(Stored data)

⁂

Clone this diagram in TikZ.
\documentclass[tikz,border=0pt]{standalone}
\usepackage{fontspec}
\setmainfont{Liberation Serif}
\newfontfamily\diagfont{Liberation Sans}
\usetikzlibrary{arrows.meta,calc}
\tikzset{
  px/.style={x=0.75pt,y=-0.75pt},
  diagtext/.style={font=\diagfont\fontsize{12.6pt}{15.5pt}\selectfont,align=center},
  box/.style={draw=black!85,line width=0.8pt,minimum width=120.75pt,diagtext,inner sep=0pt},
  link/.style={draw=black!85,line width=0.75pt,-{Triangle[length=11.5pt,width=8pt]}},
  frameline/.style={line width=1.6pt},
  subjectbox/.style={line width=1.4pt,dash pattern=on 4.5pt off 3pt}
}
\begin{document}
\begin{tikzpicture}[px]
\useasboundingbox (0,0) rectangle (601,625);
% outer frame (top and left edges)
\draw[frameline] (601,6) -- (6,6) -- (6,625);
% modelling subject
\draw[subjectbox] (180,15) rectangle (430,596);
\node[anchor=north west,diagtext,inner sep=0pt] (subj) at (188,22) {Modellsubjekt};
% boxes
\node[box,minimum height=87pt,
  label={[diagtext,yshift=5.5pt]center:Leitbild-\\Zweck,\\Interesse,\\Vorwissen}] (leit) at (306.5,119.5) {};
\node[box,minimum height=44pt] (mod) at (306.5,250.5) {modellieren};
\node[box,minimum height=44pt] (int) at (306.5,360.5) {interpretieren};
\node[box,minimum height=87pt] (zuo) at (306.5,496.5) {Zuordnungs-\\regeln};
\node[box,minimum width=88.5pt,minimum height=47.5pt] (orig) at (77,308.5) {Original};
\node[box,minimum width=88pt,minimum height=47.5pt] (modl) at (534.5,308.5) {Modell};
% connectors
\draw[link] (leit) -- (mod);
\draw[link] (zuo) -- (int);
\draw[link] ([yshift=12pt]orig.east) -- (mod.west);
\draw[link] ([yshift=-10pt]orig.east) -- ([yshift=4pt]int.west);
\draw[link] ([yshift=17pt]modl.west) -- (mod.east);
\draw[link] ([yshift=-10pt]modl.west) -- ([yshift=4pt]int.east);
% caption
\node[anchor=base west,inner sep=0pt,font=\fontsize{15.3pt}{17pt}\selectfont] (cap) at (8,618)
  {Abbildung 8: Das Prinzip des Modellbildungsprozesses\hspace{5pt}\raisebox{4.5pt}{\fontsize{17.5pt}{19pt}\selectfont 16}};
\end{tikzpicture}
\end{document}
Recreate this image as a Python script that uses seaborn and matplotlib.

⁂

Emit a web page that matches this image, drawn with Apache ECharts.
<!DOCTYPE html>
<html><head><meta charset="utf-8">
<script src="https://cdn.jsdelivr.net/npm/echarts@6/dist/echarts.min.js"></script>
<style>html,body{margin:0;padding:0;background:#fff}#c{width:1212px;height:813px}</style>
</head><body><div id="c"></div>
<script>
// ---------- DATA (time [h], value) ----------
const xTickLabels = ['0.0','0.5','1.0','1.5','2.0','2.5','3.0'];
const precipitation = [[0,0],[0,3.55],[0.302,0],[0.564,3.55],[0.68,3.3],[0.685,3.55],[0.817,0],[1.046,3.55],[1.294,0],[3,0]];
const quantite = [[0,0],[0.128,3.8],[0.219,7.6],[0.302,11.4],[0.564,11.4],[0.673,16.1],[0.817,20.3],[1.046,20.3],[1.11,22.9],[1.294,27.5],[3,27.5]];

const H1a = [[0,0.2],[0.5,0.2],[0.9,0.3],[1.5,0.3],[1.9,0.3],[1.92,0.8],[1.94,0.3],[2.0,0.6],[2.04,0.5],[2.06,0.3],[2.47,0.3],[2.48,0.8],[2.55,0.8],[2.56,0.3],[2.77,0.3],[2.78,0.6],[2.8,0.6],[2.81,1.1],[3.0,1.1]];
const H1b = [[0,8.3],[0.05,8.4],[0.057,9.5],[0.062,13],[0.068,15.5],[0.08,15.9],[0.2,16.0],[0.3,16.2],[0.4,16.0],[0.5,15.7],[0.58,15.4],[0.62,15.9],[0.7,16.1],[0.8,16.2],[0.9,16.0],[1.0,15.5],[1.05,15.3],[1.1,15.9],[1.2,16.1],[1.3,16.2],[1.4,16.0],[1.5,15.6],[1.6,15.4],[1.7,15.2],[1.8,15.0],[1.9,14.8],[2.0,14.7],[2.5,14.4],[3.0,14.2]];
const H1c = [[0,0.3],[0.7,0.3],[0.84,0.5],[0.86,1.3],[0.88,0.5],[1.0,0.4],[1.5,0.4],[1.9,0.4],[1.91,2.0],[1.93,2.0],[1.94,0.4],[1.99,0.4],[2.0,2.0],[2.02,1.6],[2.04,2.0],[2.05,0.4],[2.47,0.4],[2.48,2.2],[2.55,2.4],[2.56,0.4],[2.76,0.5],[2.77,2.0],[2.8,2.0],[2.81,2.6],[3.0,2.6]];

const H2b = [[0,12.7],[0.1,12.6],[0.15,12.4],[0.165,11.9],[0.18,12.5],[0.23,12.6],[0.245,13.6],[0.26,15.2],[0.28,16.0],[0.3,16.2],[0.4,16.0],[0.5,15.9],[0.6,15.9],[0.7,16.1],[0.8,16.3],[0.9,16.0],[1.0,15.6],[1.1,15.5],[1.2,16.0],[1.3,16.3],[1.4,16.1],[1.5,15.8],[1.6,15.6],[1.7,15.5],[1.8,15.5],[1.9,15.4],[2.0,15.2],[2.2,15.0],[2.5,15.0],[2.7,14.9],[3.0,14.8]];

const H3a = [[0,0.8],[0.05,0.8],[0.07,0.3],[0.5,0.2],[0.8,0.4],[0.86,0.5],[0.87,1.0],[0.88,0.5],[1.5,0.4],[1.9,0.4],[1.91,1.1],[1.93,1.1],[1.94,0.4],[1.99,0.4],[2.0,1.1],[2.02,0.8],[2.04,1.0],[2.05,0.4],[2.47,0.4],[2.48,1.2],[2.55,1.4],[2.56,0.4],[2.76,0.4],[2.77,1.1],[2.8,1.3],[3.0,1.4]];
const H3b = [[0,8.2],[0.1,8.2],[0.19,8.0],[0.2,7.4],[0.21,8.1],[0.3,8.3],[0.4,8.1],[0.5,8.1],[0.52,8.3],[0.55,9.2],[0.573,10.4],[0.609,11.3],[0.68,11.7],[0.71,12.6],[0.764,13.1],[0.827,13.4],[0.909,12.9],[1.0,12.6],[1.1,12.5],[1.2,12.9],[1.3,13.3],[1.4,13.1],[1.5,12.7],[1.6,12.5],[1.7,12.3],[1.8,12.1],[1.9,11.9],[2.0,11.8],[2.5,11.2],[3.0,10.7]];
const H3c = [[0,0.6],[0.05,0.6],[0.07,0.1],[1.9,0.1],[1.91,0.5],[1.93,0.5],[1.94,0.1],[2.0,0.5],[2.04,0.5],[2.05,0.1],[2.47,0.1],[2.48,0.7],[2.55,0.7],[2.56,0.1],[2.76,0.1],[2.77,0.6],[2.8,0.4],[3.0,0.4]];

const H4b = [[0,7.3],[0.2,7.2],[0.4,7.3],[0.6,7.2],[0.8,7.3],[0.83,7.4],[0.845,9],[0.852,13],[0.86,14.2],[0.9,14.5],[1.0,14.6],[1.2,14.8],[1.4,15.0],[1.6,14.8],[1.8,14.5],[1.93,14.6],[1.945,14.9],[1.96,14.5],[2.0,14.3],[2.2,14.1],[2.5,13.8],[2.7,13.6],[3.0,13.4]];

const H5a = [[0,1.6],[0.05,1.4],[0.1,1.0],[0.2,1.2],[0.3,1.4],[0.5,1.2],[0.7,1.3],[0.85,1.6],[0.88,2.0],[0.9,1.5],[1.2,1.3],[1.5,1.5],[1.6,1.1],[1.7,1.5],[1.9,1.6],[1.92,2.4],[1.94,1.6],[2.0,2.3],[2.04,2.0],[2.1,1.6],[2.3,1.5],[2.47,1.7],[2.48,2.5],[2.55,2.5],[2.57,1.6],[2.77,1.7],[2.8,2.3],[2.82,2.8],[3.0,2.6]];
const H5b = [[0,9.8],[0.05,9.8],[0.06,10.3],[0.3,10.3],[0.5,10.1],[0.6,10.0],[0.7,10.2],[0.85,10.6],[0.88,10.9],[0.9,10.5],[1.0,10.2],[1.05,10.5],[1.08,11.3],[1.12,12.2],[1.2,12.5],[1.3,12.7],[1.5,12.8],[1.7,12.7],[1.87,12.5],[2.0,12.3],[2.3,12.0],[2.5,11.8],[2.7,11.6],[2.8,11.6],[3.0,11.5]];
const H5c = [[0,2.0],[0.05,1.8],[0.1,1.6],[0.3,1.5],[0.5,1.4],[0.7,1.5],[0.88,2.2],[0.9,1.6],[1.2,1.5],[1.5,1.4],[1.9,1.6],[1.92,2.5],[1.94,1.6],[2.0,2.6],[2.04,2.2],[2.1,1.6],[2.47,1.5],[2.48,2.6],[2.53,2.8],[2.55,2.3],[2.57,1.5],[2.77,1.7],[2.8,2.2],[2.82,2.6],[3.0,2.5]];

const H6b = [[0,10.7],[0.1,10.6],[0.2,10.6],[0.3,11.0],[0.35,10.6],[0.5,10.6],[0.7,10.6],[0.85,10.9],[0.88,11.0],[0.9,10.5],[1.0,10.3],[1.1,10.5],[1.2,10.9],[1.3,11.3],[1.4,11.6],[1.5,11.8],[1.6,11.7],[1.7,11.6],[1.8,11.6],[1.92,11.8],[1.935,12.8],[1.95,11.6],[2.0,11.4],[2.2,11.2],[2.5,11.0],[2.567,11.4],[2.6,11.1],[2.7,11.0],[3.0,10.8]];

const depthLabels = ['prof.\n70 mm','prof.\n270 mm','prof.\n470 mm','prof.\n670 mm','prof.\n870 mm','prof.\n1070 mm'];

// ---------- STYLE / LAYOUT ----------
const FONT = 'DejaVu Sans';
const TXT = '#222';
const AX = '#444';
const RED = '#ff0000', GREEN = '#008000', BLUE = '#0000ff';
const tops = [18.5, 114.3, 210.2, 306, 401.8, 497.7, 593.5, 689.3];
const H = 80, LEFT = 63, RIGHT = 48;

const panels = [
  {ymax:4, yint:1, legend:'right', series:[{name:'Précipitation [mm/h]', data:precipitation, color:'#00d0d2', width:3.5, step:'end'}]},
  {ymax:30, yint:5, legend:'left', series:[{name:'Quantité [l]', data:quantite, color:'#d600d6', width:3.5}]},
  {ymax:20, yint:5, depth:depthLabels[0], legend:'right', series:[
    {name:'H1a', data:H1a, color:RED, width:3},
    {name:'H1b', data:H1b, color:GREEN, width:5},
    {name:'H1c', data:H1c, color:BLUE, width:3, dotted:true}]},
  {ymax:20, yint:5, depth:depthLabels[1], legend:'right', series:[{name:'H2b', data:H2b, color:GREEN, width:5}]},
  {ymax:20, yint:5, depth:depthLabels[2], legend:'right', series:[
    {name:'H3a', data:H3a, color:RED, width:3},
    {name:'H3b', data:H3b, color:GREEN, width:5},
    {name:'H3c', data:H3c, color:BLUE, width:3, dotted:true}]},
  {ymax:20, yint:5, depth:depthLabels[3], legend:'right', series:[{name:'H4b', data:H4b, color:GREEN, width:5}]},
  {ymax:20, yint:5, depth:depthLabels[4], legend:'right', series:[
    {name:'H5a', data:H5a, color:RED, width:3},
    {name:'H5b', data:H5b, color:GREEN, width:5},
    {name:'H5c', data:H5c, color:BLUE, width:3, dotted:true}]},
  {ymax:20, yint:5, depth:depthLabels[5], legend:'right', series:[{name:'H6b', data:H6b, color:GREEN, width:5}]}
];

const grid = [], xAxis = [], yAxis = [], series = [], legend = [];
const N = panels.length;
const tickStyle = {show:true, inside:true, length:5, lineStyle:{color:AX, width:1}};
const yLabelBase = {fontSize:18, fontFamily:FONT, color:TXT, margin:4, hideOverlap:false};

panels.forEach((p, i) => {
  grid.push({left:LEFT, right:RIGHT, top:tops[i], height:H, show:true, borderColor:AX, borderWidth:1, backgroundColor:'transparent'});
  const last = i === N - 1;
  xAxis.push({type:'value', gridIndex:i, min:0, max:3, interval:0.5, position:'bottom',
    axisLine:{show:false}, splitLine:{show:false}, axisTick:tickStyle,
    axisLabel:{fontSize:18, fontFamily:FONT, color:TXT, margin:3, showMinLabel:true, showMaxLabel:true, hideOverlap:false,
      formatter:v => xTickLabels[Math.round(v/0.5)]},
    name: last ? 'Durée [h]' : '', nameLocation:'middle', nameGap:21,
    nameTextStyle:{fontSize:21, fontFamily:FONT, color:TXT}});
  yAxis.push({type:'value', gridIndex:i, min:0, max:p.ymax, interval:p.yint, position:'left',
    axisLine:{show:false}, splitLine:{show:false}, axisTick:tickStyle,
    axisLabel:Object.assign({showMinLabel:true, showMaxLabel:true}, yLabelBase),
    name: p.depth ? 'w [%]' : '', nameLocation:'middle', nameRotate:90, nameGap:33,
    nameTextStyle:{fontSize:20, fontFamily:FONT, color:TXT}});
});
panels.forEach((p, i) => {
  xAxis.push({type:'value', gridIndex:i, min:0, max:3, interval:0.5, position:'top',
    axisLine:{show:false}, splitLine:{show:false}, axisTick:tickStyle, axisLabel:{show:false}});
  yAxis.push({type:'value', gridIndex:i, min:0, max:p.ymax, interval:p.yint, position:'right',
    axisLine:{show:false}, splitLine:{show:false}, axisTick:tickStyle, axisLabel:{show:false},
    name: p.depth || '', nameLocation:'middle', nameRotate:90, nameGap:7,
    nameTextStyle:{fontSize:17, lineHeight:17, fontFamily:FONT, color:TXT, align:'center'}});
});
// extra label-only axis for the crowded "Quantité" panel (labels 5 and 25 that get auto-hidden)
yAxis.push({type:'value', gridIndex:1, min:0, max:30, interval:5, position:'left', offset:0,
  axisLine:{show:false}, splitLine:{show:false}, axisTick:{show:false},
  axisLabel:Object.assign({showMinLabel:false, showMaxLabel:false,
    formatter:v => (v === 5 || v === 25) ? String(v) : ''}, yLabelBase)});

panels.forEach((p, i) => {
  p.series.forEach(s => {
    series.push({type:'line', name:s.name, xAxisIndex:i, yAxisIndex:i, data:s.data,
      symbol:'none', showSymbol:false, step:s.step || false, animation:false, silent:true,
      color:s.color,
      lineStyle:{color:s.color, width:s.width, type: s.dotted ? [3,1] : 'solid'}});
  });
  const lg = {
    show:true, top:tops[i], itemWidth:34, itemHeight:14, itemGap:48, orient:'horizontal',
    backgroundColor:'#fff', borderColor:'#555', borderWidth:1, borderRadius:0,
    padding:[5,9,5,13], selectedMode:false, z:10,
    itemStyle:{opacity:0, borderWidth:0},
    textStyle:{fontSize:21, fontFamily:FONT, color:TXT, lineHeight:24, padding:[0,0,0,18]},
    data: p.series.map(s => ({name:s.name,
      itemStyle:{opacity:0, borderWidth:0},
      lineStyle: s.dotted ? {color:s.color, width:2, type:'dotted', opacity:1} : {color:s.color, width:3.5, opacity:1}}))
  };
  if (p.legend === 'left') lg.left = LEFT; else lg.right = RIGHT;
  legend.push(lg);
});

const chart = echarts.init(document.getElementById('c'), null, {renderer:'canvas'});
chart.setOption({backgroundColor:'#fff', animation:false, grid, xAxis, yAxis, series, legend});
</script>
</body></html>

⁂

▶ [Your instructions]:
Gather up every line from the listing above in which the word "this" occurs.

▶ [Result of the task]:
Clone this diagram in TikZ.
Recreate this image as a Python script that uses seaborn and matplotlib.
Emit a web page that matches this image, drawn with Apache ECharts.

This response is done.